- Court: Supreme Court of the United Kingdom
- Decided: 15 December 2021
- Citation: [2021] UKSC 56

Case history
- Prior action: [2020] EWCA Civ 363

Court membership
- Judges sitting: Robert Reed, David Lloyd Jones, Mary Arden, Philip Sales, Vivien Rose

= R (Christie Elan-Cane) v Secretary of State for the Home Department =

UK Supreme Court case

R (Christie Elan-Cane) v Secretary of State for the Home Department was a UK court case that ruled that the Home Office did not have an obligation to offer a third gender "X" option on passports.

== Background ==
Legal recognition of non-binary gender has advanced in the 2010s, with several governments introducing third gender options (usually in form of an "X" alongside "M" and "F") on passports, such as Australia, Argentina, Canada, Denmark, Nepal, and Uruguay. The International Civil Aviation Organization accepts "X" as an option for travel documents in its official guidelines.

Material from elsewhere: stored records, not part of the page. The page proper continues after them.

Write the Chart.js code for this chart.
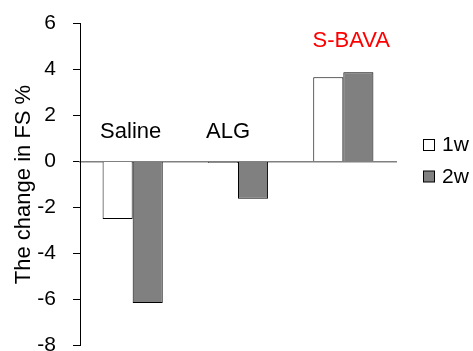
<!DOCTYPE html>
<html lang="en">
<head>
	<meta charset="UTF-8">
	<title>Change in FS</title>
	<script src="https://cdn.jsdelivr.net/npm/chart.js"></script>
	<style>
		html, body { margin: 0; padding: 0; background: #fff; overflow: hidden; }
		/* canvas is a bit taller than the window so the -8 label gets cut like the original */
		#wrap { position: relative; top: -6px; width: 473px; height: 381px; }
	</style>
</head>
<body>
	<div id="wrap"><canvas id="fsChart"></canvas></div>

	<script>
		// Data
		const groups = ['Saline', 'ALG', 'S-BAVA'];
		const week1 = [-2.5, -0.05, 3.67];
		const week2 = [-6.15, -1.62, 3.88];
		const seriesNames = ['1w', '2w'];
		const yTicks = [-8, -6, -4, -2, 0, 2, 4, 6];

		// Label placement (style only): x offset in px, anchor height in data units
		const groupColors = ['#000000', '#000000', '#ff0000'];
		const labelDx = [-2, -10, 8];
		const labelAt = [1.3, 1.3, 5.25];

		const FONT = '"Liberation Sans", Arial, sans-serif';

		// Category names above the bars + legend on the right
		const annotate = {
			id: 'annotate',
			afterDraw(chart) {
				const { ctx, scales: { x, y } } = chart;
				ctx.save();
				ctx.font = '22px ' + FONT;
				ctx.textAlign = 'center';
				ctx.textBaseline = 'middle';
				groups.forEach((g, i) => {
					ctx.fillStyle = groupColors[i];
					ctx.fillText(g, x.getPixelForValue(i) + labelDx[i], y.getPixelForValue(labelAt[i]));
				});

				// legend, placed next to the zero line
				const y0 = y.getPixelForValue(0);
				ctx.font = '21px ' + FONT;
				ctx.textAlign = 'left';
				chart.data.datasets.forEach((ds, i) => {
					const top = Math.round(y0 - 23) + i * 31.5;
					ctx.fillStyle = ds.backgroundColor;
					ctx.fillRect(423.5, top + 0.5, 11, 11);
					ctx.strokeStyle = '#000';
					ctx.lineWidth = 1;
					ctx.strokeRect(423.5, top + 0.5, 11, 11);
					ctx.fillStyle = '#000';
					ctx.fillText(ds.label, 442, top + 6.5);
				});
				ctx.restore();
			}
		};

		new Chart(document.getElementById('fsChart'), {
			type: 'bar',
			data: {
				labels: groups,
				datasets: [
					{ label: seriesNames[0], data: week1, backgroundColor: '#ffffff', borderColor: '#000000', borderWidth: 1 },
					{ label: seriesNames[1], data: week2, backgroundColor: '#808080', borderColor: '#000000', borderWidth: 1 }
				]
			},
			options: {
				responsive: true,
				maintainAspectRatio: false,
				animation: false,
				events: [],
				datasets: { bar: { categoryPercentage: 0.571, barPercentage: 1.0 } },
				layout: { padding: { top: 0, right: 77, bottom: 0, left: 0 } },
				plugins: { legend: { display: false }, tooltip: { enabled: false } },
				scales: {
					x: {
						position: { y: 0 },
						grid: { display: false },
						ticks: { display: false },
						border: { display: true, color: '#808080', width: 1.5 }
					},
					y: {
						min: -8,
						max: 6,
						afterBuildTicks(scale) { scale.ticks = yTicks.map(v => ({ value: v })); },
						afterFit(scale) { scale.width = 80; },
						grid: { drawOnChartArea: false, drawTicks: true, tickLength: 7, color: '#000000' },
						border: { display: true, color: '#000000', width: 1 },
						ticks: { padding: 17, color: '#000000', font: { family: FONT, size: 21 } },
						title: {
							display: true,
							text: 'The change in FS %',
							color: '#000000',
							padding: { top: 11, bottom: 0 },
							font: { family: FONT, size: 22 }
						}
					}
				}
			},
			plugins: [annotate]
		});
	</script>
</body>
</html>
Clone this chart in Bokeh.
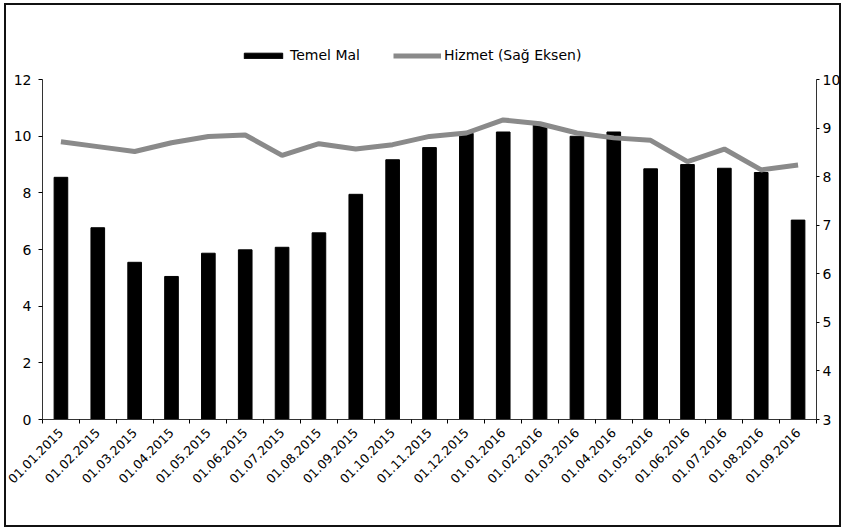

While the UK currently does not offer a third gender option for passports, the 2010s saw an increase in calls for the introduction of such an option. Between July 2017 and March 2019, 83 MPs signed an early day motion calling for the British government to introduce a third gender on British passports.

== Summary ==
Christie Elan-Cane is a British non-gendered activist who has been active in campaigning for LGBT+ rights since the 1990s. With law firm Clifford Chance, Elan-Cane sued the Home Office in the 2010s over its refusal to issue passports with a third gender "X" option.

In 2018, the High Court ruled in favour of the Home Office.

In March 2020, the Court of Appeal confirmed the High Court ruling, finding that "there was no positive obligation on the state to provide an “X” marker in order to ensure the right of the Appellant to respect for private life." The Court of Appeal also ruled that there was no consensus yet among the Council of Europe on gender neutral passports and that there was no wide-ranging plan for gender neutral options in British government ID systems.

In January 2021, it was announced that the UK Supreme Court would hear the appeal in mid-July of that year. In December 2021, the Supreme Court of the United Kingdom issued its judgment, ruling against Elan-Cane. The court's judgment ruled that the European Convention on Human Rights did not require states to issue an "X" option and that there was "no legislation in the United Kingdom which recognises a non-gendered category of individuals." Elan-Cane pledged to appeal the ruling to the European Court of Human Rights.